• [What to produce] State only how many lines below include the string "this".

Records with drawing code:

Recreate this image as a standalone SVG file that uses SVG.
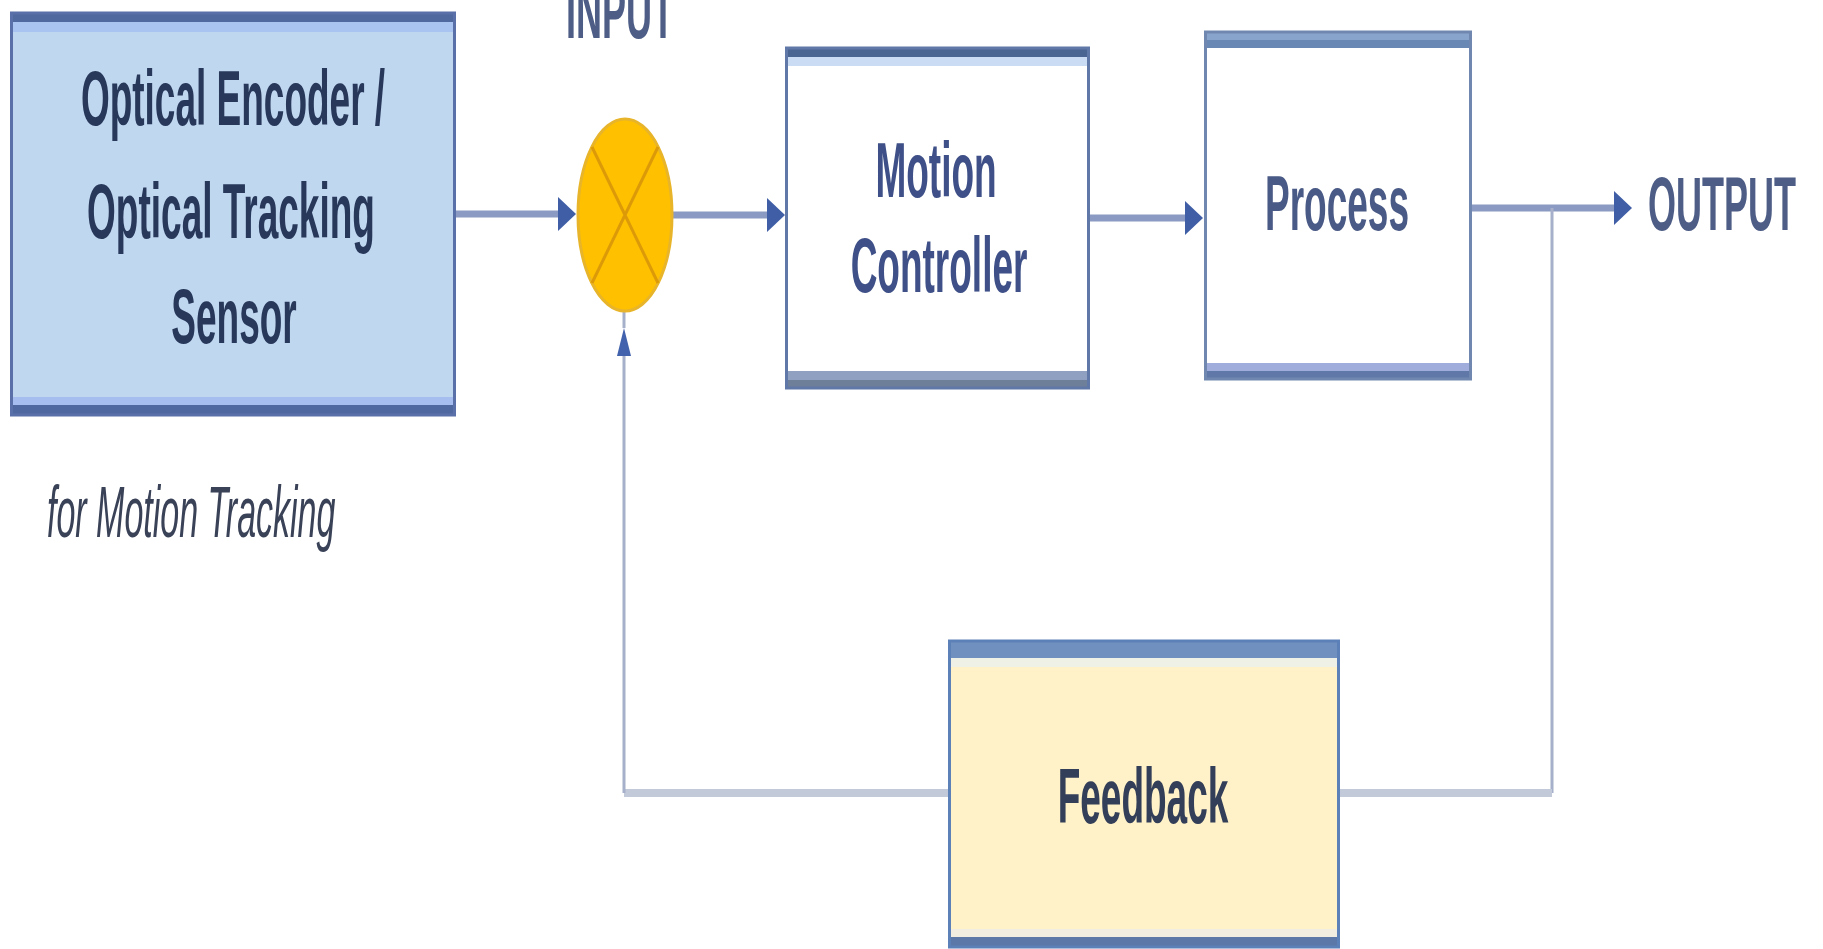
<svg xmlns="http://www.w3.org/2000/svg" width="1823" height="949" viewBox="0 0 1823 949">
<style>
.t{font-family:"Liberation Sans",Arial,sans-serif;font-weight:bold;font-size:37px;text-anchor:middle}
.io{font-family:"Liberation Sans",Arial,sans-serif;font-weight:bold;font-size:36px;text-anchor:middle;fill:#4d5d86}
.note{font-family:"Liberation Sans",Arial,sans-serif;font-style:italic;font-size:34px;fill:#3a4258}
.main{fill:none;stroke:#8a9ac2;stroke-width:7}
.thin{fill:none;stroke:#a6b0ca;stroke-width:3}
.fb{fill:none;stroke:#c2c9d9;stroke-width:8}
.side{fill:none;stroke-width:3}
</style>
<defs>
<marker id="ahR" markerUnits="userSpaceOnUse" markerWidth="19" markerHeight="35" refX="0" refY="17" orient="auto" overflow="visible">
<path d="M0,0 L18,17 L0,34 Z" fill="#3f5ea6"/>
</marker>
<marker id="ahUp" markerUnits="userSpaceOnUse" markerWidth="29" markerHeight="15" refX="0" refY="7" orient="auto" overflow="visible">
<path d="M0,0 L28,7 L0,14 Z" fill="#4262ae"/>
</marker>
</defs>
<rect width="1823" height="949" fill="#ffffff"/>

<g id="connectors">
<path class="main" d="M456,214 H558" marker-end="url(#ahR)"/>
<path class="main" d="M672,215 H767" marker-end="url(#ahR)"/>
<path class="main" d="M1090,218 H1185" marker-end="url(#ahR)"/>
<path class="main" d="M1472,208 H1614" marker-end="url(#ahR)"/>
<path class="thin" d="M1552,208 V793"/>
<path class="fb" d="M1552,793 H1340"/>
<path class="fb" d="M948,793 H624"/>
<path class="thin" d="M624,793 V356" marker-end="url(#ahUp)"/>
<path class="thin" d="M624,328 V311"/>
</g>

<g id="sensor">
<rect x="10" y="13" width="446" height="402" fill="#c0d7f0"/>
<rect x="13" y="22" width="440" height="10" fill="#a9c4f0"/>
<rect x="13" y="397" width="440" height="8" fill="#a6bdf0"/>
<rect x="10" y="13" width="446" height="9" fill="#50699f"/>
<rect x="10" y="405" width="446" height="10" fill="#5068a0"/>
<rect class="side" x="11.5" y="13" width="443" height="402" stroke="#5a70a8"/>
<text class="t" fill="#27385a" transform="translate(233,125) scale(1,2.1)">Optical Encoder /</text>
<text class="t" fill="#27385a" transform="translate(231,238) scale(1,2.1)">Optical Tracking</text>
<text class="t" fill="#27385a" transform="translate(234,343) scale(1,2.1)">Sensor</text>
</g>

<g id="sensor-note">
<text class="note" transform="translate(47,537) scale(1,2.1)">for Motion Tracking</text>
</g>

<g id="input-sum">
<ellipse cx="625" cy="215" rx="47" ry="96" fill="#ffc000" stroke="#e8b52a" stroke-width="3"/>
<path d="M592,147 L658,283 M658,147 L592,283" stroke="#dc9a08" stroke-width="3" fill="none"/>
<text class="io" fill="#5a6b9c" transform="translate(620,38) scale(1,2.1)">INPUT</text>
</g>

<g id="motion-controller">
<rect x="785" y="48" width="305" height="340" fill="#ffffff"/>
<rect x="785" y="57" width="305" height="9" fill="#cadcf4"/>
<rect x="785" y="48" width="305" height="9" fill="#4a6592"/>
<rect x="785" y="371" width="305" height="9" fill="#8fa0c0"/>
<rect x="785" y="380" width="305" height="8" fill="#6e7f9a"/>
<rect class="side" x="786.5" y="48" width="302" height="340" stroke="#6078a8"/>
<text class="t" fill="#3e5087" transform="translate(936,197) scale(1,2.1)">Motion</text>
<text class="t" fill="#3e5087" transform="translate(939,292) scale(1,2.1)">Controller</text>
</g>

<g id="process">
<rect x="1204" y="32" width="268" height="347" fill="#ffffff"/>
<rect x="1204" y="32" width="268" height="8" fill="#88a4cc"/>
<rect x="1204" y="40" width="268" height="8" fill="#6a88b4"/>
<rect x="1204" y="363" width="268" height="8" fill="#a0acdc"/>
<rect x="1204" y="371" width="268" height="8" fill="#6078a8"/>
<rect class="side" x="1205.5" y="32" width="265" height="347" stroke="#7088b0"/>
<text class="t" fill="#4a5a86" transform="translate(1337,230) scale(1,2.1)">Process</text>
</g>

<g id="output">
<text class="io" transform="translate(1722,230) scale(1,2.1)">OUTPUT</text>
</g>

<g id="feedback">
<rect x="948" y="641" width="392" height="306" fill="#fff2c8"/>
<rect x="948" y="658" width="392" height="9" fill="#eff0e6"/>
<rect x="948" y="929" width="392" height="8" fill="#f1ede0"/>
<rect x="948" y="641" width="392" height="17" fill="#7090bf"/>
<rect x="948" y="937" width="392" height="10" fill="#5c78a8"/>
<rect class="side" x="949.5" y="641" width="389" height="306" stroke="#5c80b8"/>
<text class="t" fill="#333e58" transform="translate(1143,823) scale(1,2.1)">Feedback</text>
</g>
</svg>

==

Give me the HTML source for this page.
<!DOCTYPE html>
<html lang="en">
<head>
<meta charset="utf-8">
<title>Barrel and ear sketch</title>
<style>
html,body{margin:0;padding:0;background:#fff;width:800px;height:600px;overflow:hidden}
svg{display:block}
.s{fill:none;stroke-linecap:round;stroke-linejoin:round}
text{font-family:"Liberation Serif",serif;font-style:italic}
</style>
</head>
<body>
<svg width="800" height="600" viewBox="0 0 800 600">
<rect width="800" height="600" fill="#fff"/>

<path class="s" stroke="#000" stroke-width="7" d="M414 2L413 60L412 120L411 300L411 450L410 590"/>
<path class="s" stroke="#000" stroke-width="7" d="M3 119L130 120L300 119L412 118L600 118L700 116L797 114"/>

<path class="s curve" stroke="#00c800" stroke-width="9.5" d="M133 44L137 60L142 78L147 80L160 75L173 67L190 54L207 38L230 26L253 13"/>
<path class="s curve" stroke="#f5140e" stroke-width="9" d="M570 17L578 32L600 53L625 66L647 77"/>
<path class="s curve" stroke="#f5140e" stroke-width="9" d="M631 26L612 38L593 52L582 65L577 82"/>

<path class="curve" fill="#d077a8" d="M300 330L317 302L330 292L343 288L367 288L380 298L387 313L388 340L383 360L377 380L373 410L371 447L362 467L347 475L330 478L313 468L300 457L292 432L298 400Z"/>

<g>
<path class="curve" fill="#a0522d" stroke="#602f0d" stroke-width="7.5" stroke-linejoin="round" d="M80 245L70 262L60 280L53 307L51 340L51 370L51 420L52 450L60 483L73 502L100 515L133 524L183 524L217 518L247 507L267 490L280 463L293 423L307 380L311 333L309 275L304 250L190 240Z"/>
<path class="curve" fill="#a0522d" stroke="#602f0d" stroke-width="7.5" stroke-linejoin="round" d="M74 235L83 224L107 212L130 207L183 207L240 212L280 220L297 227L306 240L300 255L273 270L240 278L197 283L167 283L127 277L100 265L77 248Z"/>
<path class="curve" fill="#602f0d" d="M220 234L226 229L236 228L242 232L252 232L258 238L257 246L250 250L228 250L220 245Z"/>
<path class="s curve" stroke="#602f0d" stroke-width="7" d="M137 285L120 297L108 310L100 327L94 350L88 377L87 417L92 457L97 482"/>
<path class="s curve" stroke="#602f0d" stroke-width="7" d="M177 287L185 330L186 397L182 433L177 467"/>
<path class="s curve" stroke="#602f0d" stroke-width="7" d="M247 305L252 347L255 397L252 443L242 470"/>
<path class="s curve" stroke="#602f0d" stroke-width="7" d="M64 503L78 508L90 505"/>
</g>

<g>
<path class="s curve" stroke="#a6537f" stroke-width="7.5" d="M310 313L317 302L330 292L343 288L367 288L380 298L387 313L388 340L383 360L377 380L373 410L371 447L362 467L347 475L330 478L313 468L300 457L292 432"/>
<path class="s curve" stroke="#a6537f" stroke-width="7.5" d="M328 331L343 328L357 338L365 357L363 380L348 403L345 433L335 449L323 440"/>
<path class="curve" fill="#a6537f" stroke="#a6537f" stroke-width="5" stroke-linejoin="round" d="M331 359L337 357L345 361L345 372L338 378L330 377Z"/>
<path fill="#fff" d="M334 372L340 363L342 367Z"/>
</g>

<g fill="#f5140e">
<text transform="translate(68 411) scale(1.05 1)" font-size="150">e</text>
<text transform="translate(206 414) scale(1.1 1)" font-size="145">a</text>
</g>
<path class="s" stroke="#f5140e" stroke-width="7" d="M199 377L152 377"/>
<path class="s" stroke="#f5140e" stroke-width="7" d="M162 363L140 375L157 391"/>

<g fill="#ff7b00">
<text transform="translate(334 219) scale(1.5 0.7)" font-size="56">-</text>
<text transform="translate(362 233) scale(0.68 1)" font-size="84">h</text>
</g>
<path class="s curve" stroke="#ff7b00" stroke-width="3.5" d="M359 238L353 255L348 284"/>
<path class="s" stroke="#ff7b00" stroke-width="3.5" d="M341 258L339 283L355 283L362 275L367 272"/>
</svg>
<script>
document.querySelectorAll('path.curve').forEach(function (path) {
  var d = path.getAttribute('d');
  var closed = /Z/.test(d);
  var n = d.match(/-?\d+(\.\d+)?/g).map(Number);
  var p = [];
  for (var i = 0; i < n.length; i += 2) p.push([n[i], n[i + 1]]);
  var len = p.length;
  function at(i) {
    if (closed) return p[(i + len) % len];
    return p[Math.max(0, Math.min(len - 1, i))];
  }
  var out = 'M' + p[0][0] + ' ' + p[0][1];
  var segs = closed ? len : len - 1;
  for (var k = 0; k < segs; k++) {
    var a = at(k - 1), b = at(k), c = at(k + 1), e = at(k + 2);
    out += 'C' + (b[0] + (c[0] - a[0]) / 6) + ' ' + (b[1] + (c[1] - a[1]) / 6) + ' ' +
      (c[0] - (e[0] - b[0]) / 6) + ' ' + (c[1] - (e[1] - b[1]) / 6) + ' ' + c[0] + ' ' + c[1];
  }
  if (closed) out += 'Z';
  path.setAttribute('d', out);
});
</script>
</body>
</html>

--

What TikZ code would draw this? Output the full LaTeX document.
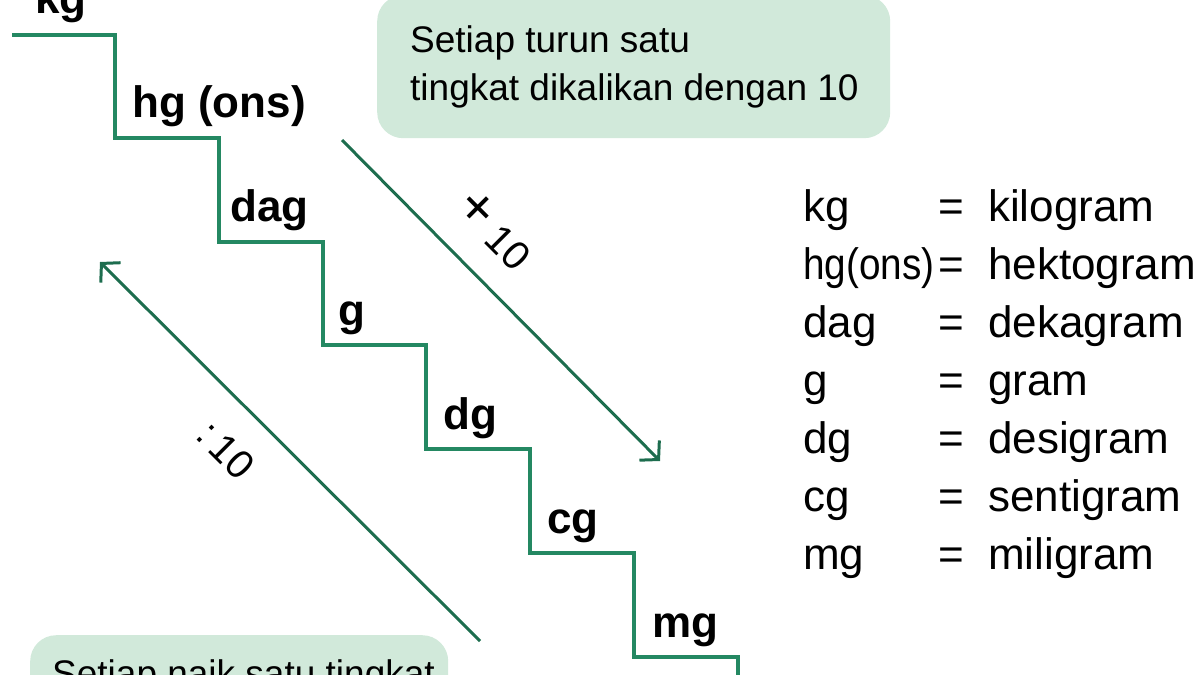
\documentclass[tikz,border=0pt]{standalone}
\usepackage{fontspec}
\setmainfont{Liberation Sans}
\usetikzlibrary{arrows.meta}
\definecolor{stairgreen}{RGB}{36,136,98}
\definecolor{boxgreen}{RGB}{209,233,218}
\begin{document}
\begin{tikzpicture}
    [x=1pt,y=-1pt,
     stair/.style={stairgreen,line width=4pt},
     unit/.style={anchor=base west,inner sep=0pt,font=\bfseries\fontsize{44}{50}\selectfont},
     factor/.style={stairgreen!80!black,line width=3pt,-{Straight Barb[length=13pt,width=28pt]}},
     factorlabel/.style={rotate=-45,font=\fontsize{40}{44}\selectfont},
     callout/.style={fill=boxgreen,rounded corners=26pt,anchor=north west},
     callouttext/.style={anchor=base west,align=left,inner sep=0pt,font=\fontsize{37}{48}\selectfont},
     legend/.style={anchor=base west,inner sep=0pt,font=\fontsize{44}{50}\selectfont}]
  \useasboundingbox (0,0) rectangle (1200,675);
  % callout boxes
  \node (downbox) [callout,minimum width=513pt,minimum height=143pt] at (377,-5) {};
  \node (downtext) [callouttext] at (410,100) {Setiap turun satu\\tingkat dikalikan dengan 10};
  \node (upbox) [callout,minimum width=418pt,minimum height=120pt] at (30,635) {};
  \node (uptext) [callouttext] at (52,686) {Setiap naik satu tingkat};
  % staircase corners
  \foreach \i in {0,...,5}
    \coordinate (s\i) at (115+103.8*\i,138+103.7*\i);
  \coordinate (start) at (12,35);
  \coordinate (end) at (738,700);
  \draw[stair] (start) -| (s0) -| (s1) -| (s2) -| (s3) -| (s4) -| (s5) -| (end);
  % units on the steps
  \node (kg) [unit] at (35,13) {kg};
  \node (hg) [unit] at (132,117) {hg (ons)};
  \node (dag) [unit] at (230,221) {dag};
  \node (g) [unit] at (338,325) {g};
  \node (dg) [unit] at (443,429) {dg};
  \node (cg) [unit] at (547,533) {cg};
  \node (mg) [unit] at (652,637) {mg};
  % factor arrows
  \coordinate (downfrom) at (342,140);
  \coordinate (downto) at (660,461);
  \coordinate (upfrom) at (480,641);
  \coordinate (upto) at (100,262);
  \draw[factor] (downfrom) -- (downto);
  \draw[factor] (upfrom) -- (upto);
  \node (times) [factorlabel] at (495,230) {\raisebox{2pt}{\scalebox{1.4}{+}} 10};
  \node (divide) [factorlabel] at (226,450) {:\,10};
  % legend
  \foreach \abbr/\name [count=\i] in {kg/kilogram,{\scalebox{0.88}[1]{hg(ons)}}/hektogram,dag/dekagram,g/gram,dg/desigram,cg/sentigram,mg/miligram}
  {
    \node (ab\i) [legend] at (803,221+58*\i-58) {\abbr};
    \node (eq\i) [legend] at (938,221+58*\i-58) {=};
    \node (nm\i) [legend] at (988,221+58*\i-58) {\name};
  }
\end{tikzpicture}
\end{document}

• [Exercise answer] 3